When dos Santos’ brother took him and the Corkers to meet his mom,
he struggled with his emotions. “All my life I thought that my
mother had abandoned me as child and didn’t care, so when I embraced
her for the first time in the favelas, I was thinking, ‘Should I
embrace this person?’” he explained. “It was very overwhelming.”
As he went with his mom and brother toward her home, dos Santos
thought about how far he’d come from living in poverty in the slums
of Brazil to being considered a “rich Brazilian,” by most of the
people he met there.
Nine of his 13 siblings were waiting for dos Santos when he got to
his mom’s house. They were all amazed that he was really there after
being lost for so many years. “My siblings clung to me like I was
star or something ... They were amazed ... that I was alive and
well,” he says.
While he was visiting his family, dos Santos also discovered the
truth about his disappearance, that he had been stolen from the
family and that his mother had tried to find him. He realized his
family didn’t abandon him on purpose. He also discovered that he was
23 years old instead of 20 years old. His adoption paperwork was
sketchy in that area.
When dos Santos finally had to leave his family, his mother didn’t
want him to go. “My mother did not want me to leave due to the fact
that she had lost me before,” he says. Dos Santos says he has a
great desire to get to know more about his mom. “My mother kept her
family together and had searched for the one (myself) who was taken
away for many years.”
Dos Santos also met his father, who is still an alcoholic, and is
still living in the “shack” where the family lived for many years.
“Dad doesn’t take any kind of responsibility for the family,” he
says.
“I really want to go to live there or to visit my family,” says dos
Santos. “I work two jobs at OBU, as a resident assistant and as a
cashier at the Cafe. ... Right now, I don’t have the money but I’m
just hoping to make enough money to spend Christmas with them.”
Dos Santos, who is a history and sociology major, would also like to
write a book about his experiences one day. “As for my career, I’d
like to go back to Brazil and do some kind of social work,” he says.

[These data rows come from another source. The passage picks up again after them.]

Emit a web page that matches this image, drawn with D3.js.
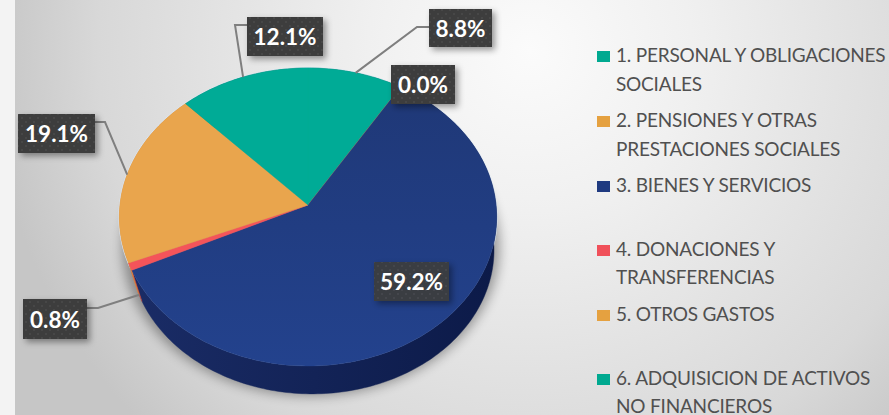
<!DOCTYPE html>
<html>
<head>
<meta charset="utf-8">
<script src="https://cdn.jsdelivr.net/npm/d3@7"></script>
<style>
html, body { margin: 0; padding: 0; background: #f3f3f3; overflow: hidden; }
text { font-family: Lato, "Open Sans", sans-serif; }
</style>
</head>
<body>
<div id="chart"></div>
<script>
var categories = [
    ["1. PERSONAL Y OBLIGACIONES", "SOCIALES"],
    ["2. PENSIONES Y OTRAS", "PRESTACIONES SOCIALES"],
    ["3. BIENES Y SERVICIOS"],
    ["4. DONACIONES Y", "TRANSFERENCIAS"],
    ["5. OTROS GASTOS"],
    ["6. ADQUISICION DE ACTIVOS", "NO FINANCIEROS"]
];
var shares = [8.8, 0.0, 59.2, 0.8, 19.1, 12.1];
var topColors = ["#00ab96", "#e9a54d", "url(#blueTop)", "#f4545a", "#e9a54d", "#00ab96"];
var sideColors = ["#007a6b", "#b57a30", "url(#blueSide)", "#c9453a", "#d98f3e", "#007a6b"];
var swatchColors = ["#00a990", "#e5a140", "#1f3a80", "#f0505a", "#e5a140", "#00a990"];

// label boxes: x, y, w, h, the elbow of the leader line and how far down the wall it lands
var labelBoxes = [
    { x: 429, y: 9, w: 63, h: 38, elbow: [417, 27], from: [429, 27], wall: 0 },
    { x: 391, y: 65, w: 64, h: 39 },
    { x: 374, y: 262, w: 75, h: 39, opacity: 0.92 },
    { x: 23, y: 299, w: 64, h: 40, elbow: [98, 308], from: [87, 308], wall: 0.9 },
    { x: 18, y: 114, w: 77, h: 39, elbow: [105, 122], from: [95, 122], wall: 0 },
    { x: 247, y: 17, w: 76, h: 39, elbow: [235, 25], from: [247, 25], wall: 0 }
];
var legendBaselines = [[62, 91], [127, 156], [192], [256, 284], [321], [385, 413]];

var width = 889, height = 415;

var svg = d3.select("#chart").append("svg")
    .attr("width", width)
    .attr("height", height)
    .style("display", "block");

var defs = svg.append("defs");

var bg = defs.append("radialGradient").attr("id", "bg")
    .attr("gradientUnits", "userSpaceOnUse")
    .attr("cx", 530).attr("cy", 50).attr("r", 540);
bg.append("stop").attr("offset", "0").attr("stop-color", "#fbfbfb");
bg.append("stop").attr("offset", "0.3").attr("stop-color", "#f0f0f0");
bg.append("stop").attr("offset", "0.8").attr("stop-color", "#d8d8d8");
bg.append("stop").attr("offset", "1").attr("stop-color", "#c6c6c6");

var blueTop = defs.append("linearGradient").attr("id", "blueTop")
    .attr("x1", 0).attr("y1", 0).attr("x2", 0).attr("y2", 1);
blueTop.append("stop").attr("offset", "0").attr("stop-color", "#1f3877");
blueTop.append("stop").attr("offset", "1").attr("stop-color", "#23428d");

var blueSide = defs.append("linearGradient").attr("id", "blueSide")
    .attr("x1", 0).attr("y1", 0).attr("x2", 1).attr("y2", 0);
blueSide.append("stop").attr("offset", "0").attr("stop-color", "#1a2c66");
blueSide.append("stop").attr("offset", "1").attr("stop-color", "#0c1a48");

var dots = defs.append("pattern").attr("id", "dots")
    .attr("patternUnits", "userSpaceOnUse")
    .attr("width", 8).attr("height", 8);
dots.append("rect").attr("width", 8).attr("height", 8).attr("fill", "#3d3d3d");
dots.append("circle").attr("cx", 2).attr("cy", 2).attr("r", 0.8).attr("fill", "#525252");
dots.append("circle").attr("cx", 6).attr("cy", 6).attr("r", 0.8).attr("fill", "#525252");

var pieShadow = defs.append("filter").attr("id", "pieShadow")
    .attr("x", "-20%").attr("y", "-20%").attr("width", "140%").attr("height", "140%");
pieShadow.append("feGaussianBlur").attr("stdDeviation", 6);

var boxShadow = defs.append("filter").attr("id", "boxShadow")
    .attr("x", "-30%").attr("y", "-30%").attr("width", "160%").attr("height", "160%");
boxShadow.append("feDropShadow").attr("dx", 3).attr("dy", 3).attr("stdDeviation", 3)
    .attr("flood-color", "#000").attr("flood-opacity", 0.4);

svg.append("rect").attr("x", 15).attr("y", 0)
    .attr("width", width - 15).attr("height", height).attr("fill", "url(#bg)");

// tilted pie: unit circle through a small perspective so the apex sits off the ellipse centre
var apexX = 308, apexY = 205, radiusX = 188, radiusY = 148, tilt = 0.0805;

function project(angle) {
    var w = 1 + tilt * Math.cos(angle);
    return [apexX + radiusX * Math.sin(angle) / w, apexY - radiusY * Math.cos(angle) / w];
}

// bottom rim is a slightly smaller copy of the top rim, pushed down and right
function lowerRim(p) {
    return [312 + (p[0] - 308) * 0.965, 250 + (p[1] - 217) * 0.966];
}

function rimPoints(a0, a1) {
    var n = Math.max(2, Math.ceil(Math.abs(a1 - a0) / 0.02));
    return d3.range(n + 1).map(function (i) {
        return project(a0 + (a1 - a0) * i / n);
    });
}

var line = d3.line();

var pie = d3.pie().sort(null).value(function (d) { return d; })
    .startAngle(0)
    .endAngle(2 * Math.PI);
var slices = pie(shares);

// soft shadow under the pie
svg.append("path")
    .attr("d", line(rimPoints(0, 2 * Math.PI)) + "Z")
    .attr("transform", "translate(3,30)")
    .attr("fill", "#000")
    .attr("opacity", 0.35)
    .attr("filter", "url(#pieShadow)");

// pale rim behind the top face
svg.append("path")
    .attr("d", line(rimPoints(0, 2 * Math.PI)) + "Z")
    .attr("fill", "none")
    .attr("stroke", "#dbe6f2")
    .attr("stroke-width", 2);

// side wall, the top face paints over everything but the front part
svg.append("g").selectAll("path")
    .data(slices)
    .enter()
    .append("path")
    .attr("d", function (d) {
        var rim = rimPoints(d.startAngle, d.endAngle);
        var lower = rim.map(lowerRim).reverse();
        return line(rim.concat(lower)) + "Z";
    })
    .attr("fill", function (d, i) { return sideColors[i]; })
    .attr("stroke", function (d, i) { return sideColors[i]; })
    .attr("stroke-width", 0.4);

svg.append("g").selectAll("path")
    .data(slices)
    .enter()
    .append("path")
    .attr("d", function (d) {
        return line([[apexX, apexY]].concat(rimPoints(d.startAngle, d.endAngle))) + "Z";
    })
    .attr("fill", function (d, i) { return topColors[i]; })
    .attr("stroke", function (d, i) { return topColors[i]; })
    .attr("stroke-width", 0.4);

// leader lines
svg.append("g").selectAll("path")
    .data(slices.filter(function (d, i) { return labelBoxes[i].elbow; }))
    .enter()
    .append("path")
    .attr("d", function (d) {
        var box = labelBoxes[d.index];
        var rim = project((d.startAngle + d.endAngle) / 2);
        var low = lowerRim(rim);
        var end = [rim[0] + (low[0] - rim[0]) * box.wall, rim[1] + (low[1] - rim[1]) * box.wall];
        return line([box.from, box.elbow, end]);
    })
    .attr("fill", "none")
    .attr("stroke", "#7f7f7f")
    .attr("stroke-width", 2);

// value labels
var labels = svg.append("g").selectAll("g")
    .data(shares)
    .enter()
    .append("g");

labels.append("rect")
    .attr("x", function (d, i) { return labelBoxes[i].x; })
    .attr("y", function (d, i) { return labelBoxes[i].y; })
    .attr("width", function (d, i) { return labelBoxes[i].w; })
    .attr("height", function (d, i) { return labelBoxes[i].h; })
    .attr("opacity", function (d, i) { return labelBoxes[i].opacity || 1; })
    .attr("fill", "url(#dots)")
    .attr("filter", "url(#boxShadow)");

labels.append("text")
    .attr("x", function (d, i) { return labelBoxes[i].x + labelBoxes[i].w / 2; })
    .attr("y", function (d, i) { return labelBoxes[i].y + labelBoxes[i].h / 2 + 8.5; })
    .attr("text-anchor", "middle")
    .attr("fill", "#fff")
    .attr("font-size", 22.5)
    .attr("font-weight", 700)
    .text(function (d) { return d.toFixed(1) + "%"; });

// legend
var legend = svg.append("g").selectAll("g")
    .data(categories)
    .enter()
    .append("g");

legend.append("rect")
    .attr("x", 597)
    .attr("y", function (d, i) { return legendBaselines[i][0] - 11; })
    .attr("width", 13)
    .attr("height", 11)
    .attr("fill", function (d, i) { return swatchColors[i]; });

legend.each(function (lines, i) {
    d3.select(this).selectAll("text")
        .data(lines)
        .enter()
        .append("text")
        .attr("x", 616)
        .attr("y", function (d, j) { return legendBaselines[i][j]; })
        .attr("fill", "#505050")
        .attr("font-size", 19)
        .attr("letter-spacing", -0.2)
        .text(function (d) { return d; });
});
</script>
</body>
</html>
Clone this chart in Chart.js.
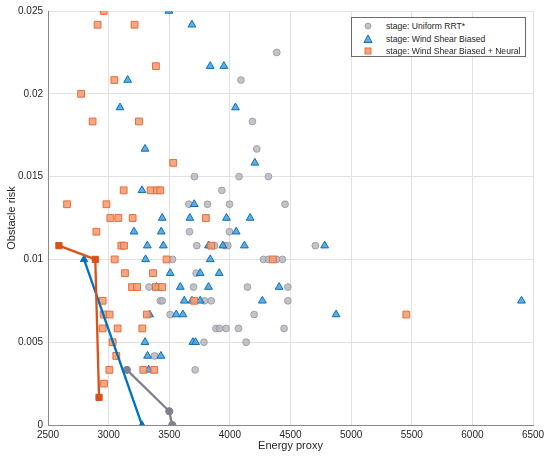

“I love the U.S., but I want to help with poor people and poverty in
Brazil.”
Dos Santos admits he was skeptical about Christianity because of the
abuse he suffered in his life. “But after people like my adopted
grandparents,
Randy Luper, my (Children’s Home) family friend, Mrs. Betty Smith
and her husband, Gary Corker’s family, Daniel Messina and his
family, I saw what Christianity should be like.
“I came to find out quick that while we see one part of the puzzle,
God sees the whole puzzle,” he says. Finding out that he hadn’t been
abandoned by his family changed his feelings and thoughts about God.
“God had really put people in my life to change me and show me the
way,” he says.
Dos Santos realized that only God could have worked out all the
details necessary to fit together the puzzle pieces of his life.
“You don’t see your whole life, only God sees all of it, he says.
“It’s a puzzle I thought I would never solve.”
“And I’m still young so there’s more to come,” he says.